:: Recorded data

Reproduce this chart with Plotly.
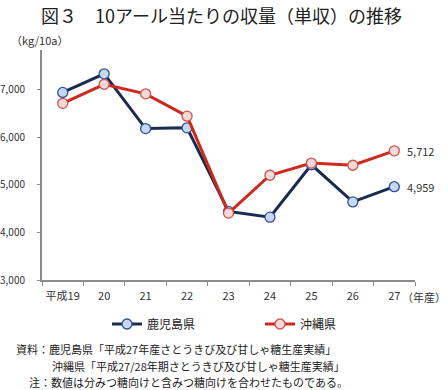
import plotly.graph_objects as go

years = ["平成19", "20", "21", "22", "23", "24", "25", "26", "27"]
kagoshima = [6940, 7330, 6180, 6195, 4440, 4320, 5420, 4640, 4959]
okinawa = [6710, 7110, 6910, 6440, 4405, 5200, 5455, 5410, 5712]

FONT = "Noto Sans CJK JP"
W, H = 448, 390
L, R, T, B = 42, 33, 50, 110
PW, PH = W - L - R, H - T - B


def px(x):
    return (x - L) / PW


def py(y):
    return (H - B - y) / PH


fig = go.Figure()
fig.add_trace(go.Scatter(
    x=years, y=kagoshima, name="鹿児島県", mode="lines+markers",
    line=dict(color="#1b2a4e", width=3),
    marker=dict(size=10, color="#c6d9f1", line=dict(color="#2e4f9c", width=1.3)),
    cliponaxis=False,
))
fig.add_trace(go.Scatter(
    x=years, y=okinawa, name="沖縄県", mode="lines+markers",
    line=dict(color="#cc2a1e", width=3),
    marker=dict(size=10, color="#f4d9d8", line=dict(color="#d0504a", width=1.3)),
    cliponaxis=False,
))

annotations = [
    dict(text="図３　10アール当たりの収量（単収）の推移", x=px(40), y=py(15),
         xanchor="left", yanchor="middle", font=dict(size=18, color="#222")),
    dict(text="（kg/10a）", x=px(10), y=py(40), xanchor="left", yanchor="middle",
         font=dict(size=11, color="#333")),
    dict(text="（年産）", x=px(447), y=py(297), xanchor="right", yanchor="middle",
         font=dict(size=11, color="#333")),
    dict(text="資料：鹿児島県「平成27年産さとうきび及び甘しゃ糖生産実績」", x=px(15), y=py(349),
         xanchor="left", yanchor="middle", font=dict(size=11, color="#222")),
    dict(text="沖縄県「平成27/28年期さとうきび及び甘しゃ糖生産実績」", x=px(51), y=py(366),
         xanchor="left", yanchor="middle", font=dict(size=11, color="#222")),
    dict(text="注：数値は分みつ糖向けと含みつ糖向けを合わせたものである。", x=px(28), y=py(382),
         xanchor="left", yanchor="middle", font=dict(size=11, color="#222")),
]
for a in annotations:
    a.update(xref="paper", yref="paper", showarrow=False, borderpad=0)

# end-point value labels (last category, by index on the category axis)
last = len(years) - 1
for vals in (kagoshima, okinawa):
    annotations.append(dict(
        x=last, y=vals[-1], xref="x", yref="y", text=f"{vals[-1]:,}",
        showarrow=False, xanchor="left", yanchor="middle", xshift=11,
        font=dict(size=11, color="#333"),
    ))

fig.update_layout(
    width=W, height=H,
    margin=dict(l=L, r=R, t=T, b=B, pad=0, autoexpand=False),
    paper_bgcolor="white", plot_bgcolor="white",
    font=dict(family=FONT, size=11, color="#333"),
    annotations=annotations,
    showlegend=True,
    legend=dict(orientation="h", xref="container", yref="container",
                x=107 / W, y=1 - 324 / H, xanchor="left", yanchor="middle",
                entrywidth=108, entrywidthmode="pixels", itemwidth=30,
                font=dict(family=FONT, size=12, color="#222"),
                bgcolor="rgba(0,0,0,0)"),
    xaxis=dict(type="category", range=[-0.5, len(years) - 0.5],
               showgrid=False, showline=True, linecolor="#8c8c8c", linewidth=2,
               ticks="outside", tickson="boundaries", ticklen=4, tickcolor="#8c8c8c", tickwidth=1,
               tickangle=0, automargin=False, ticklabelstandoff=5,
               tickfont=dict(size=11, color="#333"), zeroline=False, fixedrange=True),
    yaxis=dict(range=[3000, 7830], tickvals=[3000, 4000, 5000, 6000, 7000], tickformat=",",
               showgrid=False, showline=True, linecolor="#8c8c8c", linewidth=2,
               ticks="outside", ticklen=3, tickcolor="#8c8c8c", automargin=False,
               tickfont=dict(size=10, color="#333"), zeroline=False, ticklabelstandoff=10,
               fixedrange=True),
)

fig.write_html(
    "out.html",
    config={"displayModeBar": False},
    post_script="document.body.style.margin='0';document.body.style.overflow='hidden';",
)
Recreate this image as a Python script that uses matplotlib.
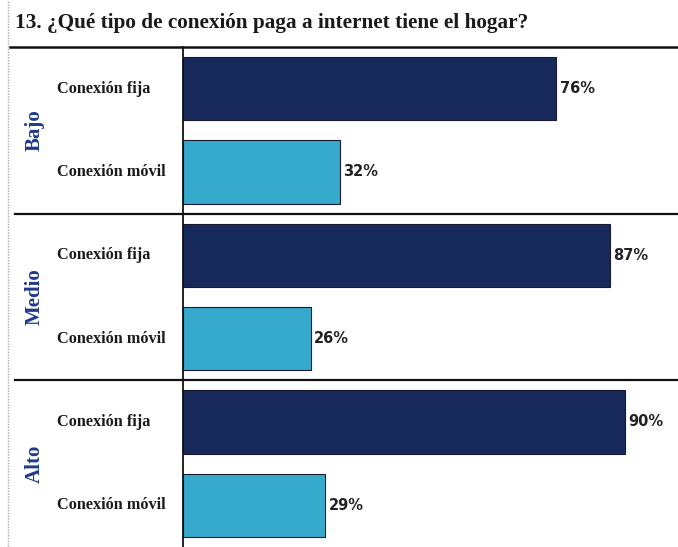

::::

- **Objective**: Above are records with pictures; repeat the records exactly and leave the pictures out.

- **Answer for this exercise**:
Reproduce this chart with Plotly.
import plotly.graph_objects as go

years = ["平成19", "20", "21", "22", "23", "24", "25", "26", "27"]
kagoshima = [6940, 7330, 6180, 6195, 4440, 4320, 5420, 4640, 4959]
okinawa = [6710, 7110, 6910, 6440, 4405, 5200, 5455, 5410, 5712]

FONT = "Noto Sans CJK JP"
W, H = 448, 390
L, R, T, B = 42, 33, 50, 110
PW, PH = W - L - R, H - T - B


def px(x):
    return (x - L) / PW


def py(y):
    return (H - B - y) / PH


fig = go.Figure()
fig.add_trace(go.Scatter(
    x=years, y=kagoshima, name="鹿児島県", mode="lines+markers",
    line=dict(color="#1b2a4e", width=3),
    marker=dict(size=10, color="#c6d9f1", line=dict(color="#2e4f9c", width=1.3)),
    cliponaxis=False,
))
fig.add_trace(go.Scatter(
    x=years, y=okinawa, name="沖縄県", mode="lines+markers",
    line=dict(color="#cc2a1e", width=3),
    marker=dict(size=10, color="#f4d9d8", line=dict(color="#d0504a", width=1.3)),
    cliponaxis=False,
))

annotations = [
    dict(text="図３　10アール当たりの収量（単収）の推移", x=px(40), y=py(15),
         xanchor="left", yanchor="middle", font=dict(size=18, color="#222")),
    dict(text="（kg/10a）", x=px(10), y=py(40), xanchor="left", yanchor="middle",
         font=dict(size=11, color="#333")),
    dict(text="（年産）", x=px(447), y=py(297), xanchor="right", yanchor="middle",
         font=dict(size=11, color="#333")),
    dict(text="資料：鹿児島県「平成27年産さとうきび及び甘しゃ糖生産実績」", x=px(15), y=py(349),
         xanchor="left", yanchor="middle", font=dict(size=11, color="#222")),
    dict(text="沖縄県「平成27/28年期さとうきび及び甘しゃ糖生産実績」", x=px(51), y=py(366),
         xanchor="left", yanchor="middle", font=dict(size=11, color="#222")),
    dict(text="注：数値は分みつ糖向けと含みつ糖向けを合わせたものである。", x=px(28), y=py(382),
         xanchor="left", yanchor="middle", font=dict(size=11, color="#222")),
]
for a in annotations:
    a.update(xref="paper", yref="paper", showarrow=False, borderpad=0)

# end-point value labels (last category, by index on the category axis)
last = len(years) - 1
for vals in (kagoshima, okinawa):
    annotations.append(dict(
        x=last, y=vals[-1], xref="x", yref="y", text=f"{vals[-1]:,}",
        showarrow=False, xanchor="left", yanchor="middle", xshift=11,
        font=dict(size=11, color="#333"),
    ))

fig.update_layout(
    width=W, height=H,
    margin=dict(l=L, r=R, t=T, b=B, pad=0, autoexpand=False),
    paper_bgcolor="white", plot_bgcolor="white",
    font=dict(family=FONT, size=11, color="#333"),
    annotations=annotations,
    showlegend=True,
    legend=dict(orientation="h", xref="container", yref="container",
                x=107 / W, y=1 - 324 / H, xanchor="left", yanchor="middle",
                entrywidth=108, entrywidthmode="pixels", itemwidth=30,
                font=dict(family=FONT, size=12, color="#222"),
                bgcolor="rgba(0,0,0,0)"),
    xaxis=dict(type="category", range=[-0.5, len(years) - 0.5],
               showgrid=False, showline=True, linecolor="#8c8c8c", linewidth=2,
               ticks="outside", tickson="boundaries", ticklen=4, tickcolor="#8c8c8c", tickwidth=1,
               tickangle=0, automargin=False, ticklabelstandoff=5,
               tickfont=dict(size=11, color="#333"), zeroline=False, fixedrange=True),
    yaxis=dict(range=[3000, 7830], tickvals=[3000, 4000, 5000, 6000, 7000], tickformat=",",
               showgrid=False, showline=True, linecolor="#8c8c8c", linewidth=2,
               ticks="outside", ticklen=3, tickcolor="#8c8c8c", automargin=False,
               tickfont=dict(size=10, color="#333"), zeroline=False, ticklabelstandoff=10,
               fixedrange=True),
)

fig.write_html(
    "out.html",
    config={"displayModeBar": False},
    post_script="document.body.style.margin='0';document.body.style.overflow='hidden';",
)
Recreate this image as a Python script that uses matplotlib.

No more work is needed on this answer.